Preserve Venezuela relationship
THE EDITOR, Sir:
The impending expropriation of the shares of the Venezuelan-owned Petrojam shares is going to cause a bitter squabble between Jamaica and their former partner. This could have been prevented, or circumvented, if prior analytical work was done and if the Government had collated the relevant documents. We can't afford to lose such a long-standing friend/partner and become their ultimate enemy because of some misconstrued irrelevant overtaken. From the days of Venezuelan legend Simon Bolivar, we have had a remarkable relationship between the two countries.

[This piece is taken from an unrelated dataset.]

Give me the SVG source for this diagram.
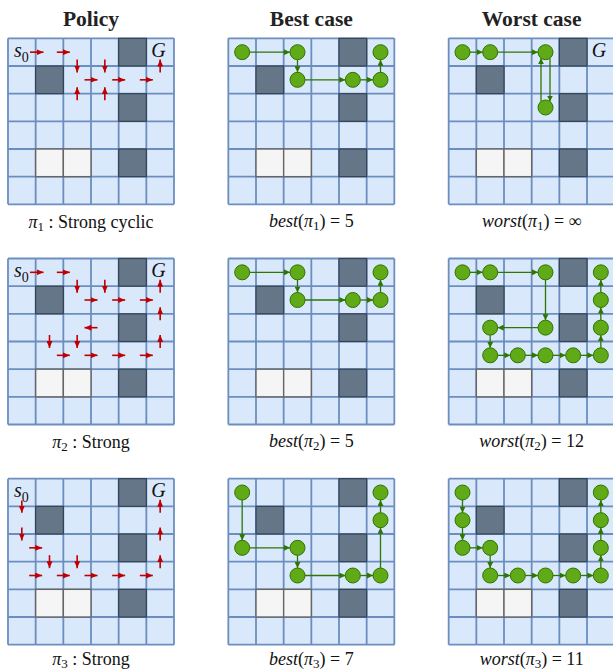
<svg xmlns="http://www.w3.org/2000/svg" xmlns:xlink="http://www.w3.org/1999/xlink" width="613" height="670" viewBox="0 0 613 670">
<style>
.title{font-family:"Liberation Serif","Times New Roman",serif;font-weight:bold;font-size:21.5px;fill:#222;text-anchor:middle}
.cap{font-family:"Liberation Serif","Times New Roman",serif;font-size:18px;fill:#111;text-anchor:middle}
.lbl{font-family:"Liberation Serif","Times New Roman",serif;font-size:20px;fill:#111}
.sub{font-family:"Liberation Serif","Times New Roman",serif;font-size:14px;font-style:normal}
.it{font-style:italic}
.ra{stroke:#c00000;stroke-width:1.6;fill:none;marker-end:url(#ra)}
.ge{stroke:#2d7600;stroke-width:1.3;fill:none;marker-end:url(#ga)}
.n{fill:#60a917;stroke:#2d7600;stroke-width:1}
</style>
<defs>
<marker id="ra" viewBox="0 0 7 6" refX="7" refY="3" markerWidth="7" markerHeight="6" markerUnits="userSpaceOnUse" orient="auto"><path d="M0,0 L7,3 L0,6 z" fill="#c00000"/></marker>
<marker id="ga" viewBox="0 0 6 6" refX="6" refY="3" markerWidth="6" markerHeight="6" markerUnits="userSpaceOnUse" orient="auto"><path d="M0,0 L6,3 L0,6 z" fill="#2d7600"/></marker>
<g id="grid">
<rect x="0" y="0" width="166" height="166" fill="#dae8fc"/>
<path d="M0,0H166M0,27.667H166M0,55.333H166M0,83H166M0,110.667H166M0,138.333H166M0,166H166M0,0V166M27.667,0V166M55.333,0V166M83,0V166M110.667,0V166M138.333,0V166M166,0V166" stroke="#6c8ebf" stroke-width="1.8" fill="none"/>
<g fill="#647687" stroke="#314354" stroke-width="1.2">
<rect x="110.667" y="0" width="27.667" height="27.667"/>
<rect x="27.667" y="27.667" width="27.667" height="27.667"/>
<rect x="110.667" y="55.333" width="27.667" height="27.667"/>
<rect x="110.667" y="110.667" width="27.667" height="27.667"/>
</g>
<g fill="#f5f5f5" stroke="#666666" stroke-width="1.4">
<rect x="27.667" y="110.667" width="27.667" height="27.667"/>
<rect x="55.333" y="110.667" width="27.667" height="27.667"/>
</g>
</g>
</defs>

<g id="titles">
<text class="title" x="91" y="26">Policy</text>
<text class="title" x="311.33" y="26">Best case</text>
<text class="title" x="531.67" y="26">Worst case</text>
</g>

<!-- Row 1 -->
<g id="policy-1">
<use href="#grid" x="8" y="38.33"/>
<text class="lbl it" x="14" y="57">s<tspan class="sub" dy="4.5">0</tspan></text>
<text class="lbl it" x="158.5" y="57" text-anchor="middle">G</text>
<g id="policy-1-arrows">
<path class="ra" d="M30,52.17L43.5,52.17"/>
<path class="ra" d="M56.83,52.17L69.83,52.17"/>
<path class="ra" d="M77.17,59.5L77.17,72.5"/>
<path class="ra" d="M104.83,59.5L104.83,72.5"/>
<path class="ra" d="M84.5,79.83L97.5,79.83"/>
<path class="ra" d="M112.17,79.83L125.17,79.83"/>
<path class="ra" d="M139.83,79.83L152.83,79.83"/>
<path class="ra" d="M160.17,72.5L160.17,59.5"/>
<path class="ra" d="M77.17,100.17L77.17,87.17"/>
<path class="ra" d="M104.83,100.17L104.83,87.17"/>
</g>
<text class="cap" x="91" y="227.5"><tspan class="it">π</tspan><tspan font-size="13" dy="3">1</tspan><tspan dy="-3"> : Strong cyclic</tspan></text>
</g>

<g id="best-1">
<use href="#grid" x="228.33" y="38.33"/>
<g id="best-1-connectors">
<path class="ge" d="M249.67,52.17H290"/>
<path class="ge" d="M297.5,59.67V72.33"/>
<path class="ge" d="M305,79.83H345.33"/>
<path class="ge" d="M360.33,79.83H373"/>
<path class="ge" d="M380.5,72.33V59.67"/>
</g>
<g id="best-1-nodes">
<circle class="n" cx="242.17" cy="52.17" r="7.5"/>
<circle class="n" cx="297.5" cy="52.17" r="7.5"/>
<circle class="n" cx="297.5" cy="79.83" r="7.5"/>
<circle class="n" cx="352.83" cy="79.83" r="7.5"/>
<circle class="n" cx="380.5" cy="79.83" r="7.5"/>
<circle class="n" cx="380.5" cy="52.17" r="7.5"/>
</g>
<text class="cap" x="311.33" y="227"><tspan class="it">best</tspan>(<tspan class="it">π</tspan><tspan font-size="13" dy="3">1</tspan><tspan dy="-3">) = 5</tspan></text>
</g>

<g id="worst-1">
<use href="#grid" x="448.67" y="38.33"/>
<text class="lbl it" x="599" y="57" text-anchor="middle">G</text>
<g id="worst-1-connectors">
<path class="ge" d="M470,52.17H482.67"/>
<path class="ge" d="M497.67,52.17H538"/>
<path class="ge" d="M550,58.2V101.5"/>
<path class="ge" d="M541,101.5V58.2"/>
</g>
<g id="worst-1-nodes">
<circle class="n" cx="462.5" cy="52.17" r="7.5"/>
<circle class="n" cx="490.17" cy="52.17" r="7.5"/>
<circle class="n" cx="545.5" cy="52.17" r="7.5"/>
<circle class="n" cx="545.5" cy="107.5" r="7.5"/>
</g>
<text class="cap" x="531.67" y="227"><tspan class="it">worst</tspan>(<tspan class="it">π</tspan><tspan font-size="13" dy="3">1</tspan><tspan dy="-3">) = ∞</tspan></text>
</g>

<!-- Row 2 -->
<g id="policy-2">
<use href="#grid" x="8" y="258.5"/>
<text class="lbl it" x="14" y="277.2">s<tspan class="sub" dy="4.5">0</tspan></text>
<text class="lbl it" x="158.5" y="277.2" text-anchor="middle">G</text>
<g id="policy-2-arrows">
<path class="ra" d="M30,272.33L43.5,272.33"/>
<path class="ra" d="M56.83,272.33L69.83,272.33"/>
<path class="ra" d="M77.17,279.67L77.17,292.67"/>
<path class="ra" d="M104.83,279.67L104.83,292.67"/>
<path class="ra" d="M84.5,300L97.5,300"/>
<path class="ra" d="M112.17,300L125.17,300"/>
<path class="ra" d="M139.83,300L152.83,300"/>
<path class="ra" d="M160.17,292.67L160.17,279.67"/>
<path class="ra" d="M160.17,320.33L160.17,307.33"/>
<path class="ra" d="M160.17,348L160.17,335"/>
<path class="ra" d="M97.5,327.67L84.5,327.67"/>
<path class="ra" d="M49.5,335L49.5,348"/>
<path class="ra" d="M77.17,335L77.17,348"/>
<path class="ra" d="M56.83,355.33L69.83,355.33"/>
<path class="ra" d="M84.5,355.33L97.5,355.33"/>
<path class="ra" d="M112.17,355.33L125.17,355.33"/>
<path class="ra" d="M139.83,355.33L152.83,355.33"/>
</g>
<text class="cap" x="91" y="447.5"><tspan class="it">π</tspan><tspan font-size="13" dy="3">2</tspan><tspan dy="-3"> : Strong</tspan></text>
</g>

<g id="best-2">
<use href="#grid" x="228.33" y="258.5"/>
<g id="best-2-connectors">
<path class="ge" d="M249.67,272.33H290"/>
<path class="ge" d="M297.5,279.83V292.5"/>
<path class="ge" d="M305,300H345.33"/>
<path class="ge" d="M360.33,300H373"/>
<path class="ge" d="M380.5,292.5V279.83"/>
</g>
<g id="best-2-nodes">
<circle class="n" cx="242.17" cy="272.33" r="7.5"/>
<circle class="n" cx="297.5" cy="272.33" r="7.5"/>
<circle class="n" cx="297.5" cy="300" r="7.5"/>
<circle class="n" cx="352.83" cy="300" r="7.5"/>
<circle class="n" cx="380.5" cy="300" r="7.5"/>
<circle class="n" cx="380.5" cy="272.33" r="7.5"/>
</g>
<text class="cap" x="311.33" y="447"><tspan class="it">best</tspan>(<tspan class="it">π</tspan><tspan font-size="13" dy="3">2</tspan><tspan dy="-3">) = 5</tspan></text>
</g>

<g id="worst-2">
<use href="#grid" x="448.67" y="258.5"/>
<g id="worst-2-connectors">
<path class="ge" d="M470,272.33H482.67"/>
<path class="ge" d="M497.67,272.33H538"/>
<path class="ge" d="M545.5,279.83V320.17"/>
<path class="ge" d="M538,327.67H497.67"/>
<path class="ge" d="M490.17,335.17V347.83"/>
<path class="ge" d="M497.67,355.33H510.33"/>
<path class="ge" d="M525.33,355.33H538"/>
<path class="ge" d="M553,355.33H565.67"/>
<path class="ge" d="M580.67,355.33H593.33"/>
<path class="ge" d="M600.83,347.83V335.17"/>
<path class="ge" d="M600.83,320.17V307.5"/>
<path class="ge" d="M600.83,292.5V279.83"/>
</g>
<g id="worst-2-nodes">
<circle class="n" cx="462.5" cy="272.33" r="7.5"/>
<circle class="n" cx="490.17" cy="272.33" r="7.5"/>
<circle class="n" cx="545.5" cy="272.33" r="7.5"/>
<circle class="n" cx="545.5" cy="327.67" r="7.5"/>
<circle class="n" cx="490.17" cy="327.67" r="7.5"/>
<circle class="n" cx="490.17" cy="355.33" r="7.5"/>
<circle class="n" cx="517.83" cy="355.33" r="7.5"/>
<circle class="n" cx="545.5" cy="355.33" r="7.5"/>
<circle class="n" cx="573.17" cy="355.33" r="7.5"/>
<circle class="n" cx="600.83" cy="355.33" r="7.5"/>
<circle class="n" cx="600.83" cy="327.67" r="7.5"/>
<circle class="n" cx="600.83" cy="300" r="7.5"/>
<circle class="n" cx="600.83" cy="272.33" r="7.5"/>
</g>
<text class="cap" x="531.67" y="447"><tspan class="it">worst</tspan>(<tspan class="it">π</tspan><tspan font-size="13" dy="3">2</tspan><tspan dy="-3">) = 12</tspan></text>
</g>

<!-- Row 3 -->
<g id="policy-3">
<use href="#grid" x="8" y="478.67"/>
<text class="lbl it" x="14" y="497.3">s<tspan class="sub" dy="4.5">0</tspan></text>
<text class="lbl it" x="158.5" y="497.3" text-anchor="middle">G</text>
<g id="policy-3-arrows">
<path class="ra" d="M21.83,500.5L21.83,512.83"/>
<path class="ra" d="M21.83,527.5L21.83,540.5"/>
<path class="ra" d="M29.17,547.83L42.17,547.83"/>
<path class="ra" d="M49.5,555.17L49.5,568.17"/>
<path class="ra" d="M77.17,555.17L77.17,568.17"/>
<path class="ra" d="M29.17,575.5L42.17,575.5"/>
<path class="ra" d="M56.83,575.5L69.83,575.5"/>
<path class="ra" d="M84.5,575.5L97.5,575.5"/>
<path class="ra" d="M112.17,575.5L125.17,575.5"/>
<path class="ra" d="M139.83,575.5L152.83,575.5"/>
<path class="ra" d="M160.17,512.83L160.17,499.83"/>
<path class="ra" d="M160.17,540.5L160.17,527.5"/>
<path class="ra" d="M160.17,568.17L160.17,555.17"/>
</g>
<text class="cap" x="91" y="665"><tspan class="it">π</tspan><tspan font-size="13" dy="2.5">3</tspan><tspan dy="-2.5"> : Strong</tspan></text>
</g>

<g id="best-3">
<use href="#grid" x="228.33" y="478.67"/>
<g id="best-3-connectors">
<path class="ge" d="M242.17,500V540.33"/>
<path class="ge" d="M249.67,547.83H290"/>
<path class="ge" d="M297.5,555.33V568"/>
<path class="ge" d="M305,575.5H345.33"/>
<path class="ge" d="M360.33,575.5H373"/>
<path class="ge" d="M380.5,568V527.67"/>
<path class="ge" d="M380.5,512.67V500"/>
</g>
<g id="best-3-nodes">
<circle class="n" cx="242.17" cy="492.5" r="7.5"/>
<circle class="n" cx="242.17" cy="547.83" r="7.5"/>
<circle class="n" cx="297.5" cy="547.83" r="7.5"/>
<circle class="n" cx="297.5" cy="575.5" r="7.5"/>
<circle class="n" cx="352.83" cy="575.5" r="7.5"/>
<circle class="n" cx="380.5" cy="575.5" r="7.5"/>
<circle class="n" cx="380.5" cy="520.17" r="7.5"/>
<circle class="n" cx="380.5" cy="492.5" r="7.5"/>
</g>
<text class="cap" x="311.33" y="665"><tspan class="it">best</tspan>(<tspan class="it">π</tspan><tspan font-size="13" dy="2.5">3</tspan><tspan dy="-2.5">) = 7</tspan></text>
</g>

<g id="worst-3">
<use href="#grid" x="448.67" y="478.67"/>
<g id="worst-3-connectors">
<path class="ge" d="M462.5,500V512.67"/>
<path class="ge" d="M462.5,527.67V540.33"/>
<path class="ge" d="M470,547.83H482.67"/>
<path class="ge" d="M490.17,555.33V568"/>
<path class="ge" d="M497.67,575.5H510.33"/>
<path class="ge" d="M525.33,575.5H538"/>
<path class="ge" d="M553,575.5H565.67"/>
<path class="ge" d="M580.67,575.5H593.33"/>
<path class="ge" d="M600.83,568V555.33"/>
<path class="ge" d="M600.83,540.33V527.67"/>
<path class="ge" d="M600.83,512.67V500"/>
</g>
<g id="worst-3-nodes">
<circle class="n" cx="462.5" cy="492.5" r="7.5"/>
<circle class="n" cx="462.5" cy="520.17" r="7.5"/>
<circle class="n" cx="462.5" cy="547.83" r="7.5"/>
<circle class="n" cx="490.17" cy="547.83" r="7.5"/>
<circle class="n" cx="490.17" cy="575.5" r="7.5"/>
<circle class="n" cx="517.83" cy="575.5" r="7.5"/>
<circle class="n" cx="545.5" cy="575.5" r="7.5"/>
<circle class="n" cx="573.17" cy="575.5" r="7.5"/>
<circle class="n" cx="600.83" cy="575.5" r="7.5"/>
<circle class="n" cx="600.83" cy="547.83" r="7.5"/>
<circle class="n" cx="600.83" cy="520.17" r="7.5"/>
<circle class="n" cx="600.83" cy="492.5" r="7.5"/>
</g>
<text class="cap" x="531.67" y="665"><tspan class="it">worst</tspan>(<tspan class="it">π</tspan><tspan font-size="13" dy="2.5">3</tspan><tspan dy="-2.5">) = 11</tspan></text>
</g>
</svg>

We need to revisit this latent deal, which is still in its embryonic stages and can be overturned, and make amends. I recall the PetroCaribe deal, when we were in the most unfortunate economic crisis and the Venezuelans took us out of our quagmire. This act of generosity by giving concessionary privileges actually changed our fate and make us into a much more solvent economy.
The Andrew Holness administration cannot be so myopic and unfeeling in their search for economic solvency and stability.
This acquisition of Venezuela's 49 per cent shares of Petrojam is a wanton gambit of colossal proportion, which should not see the light of day. We are going to have a very unhappy time in the region because of our stance to disembark from the cordial relationship between us and our former, faithful partner. The road not taken is going to have us on our knees sometime in the future; remember the common saying, "Never bite the hands that feeds you." The Nicholas Madura government must be calling us turncoats because of our less-than-divine move.
Long live the people of Venezuela and the concrete friendship we share.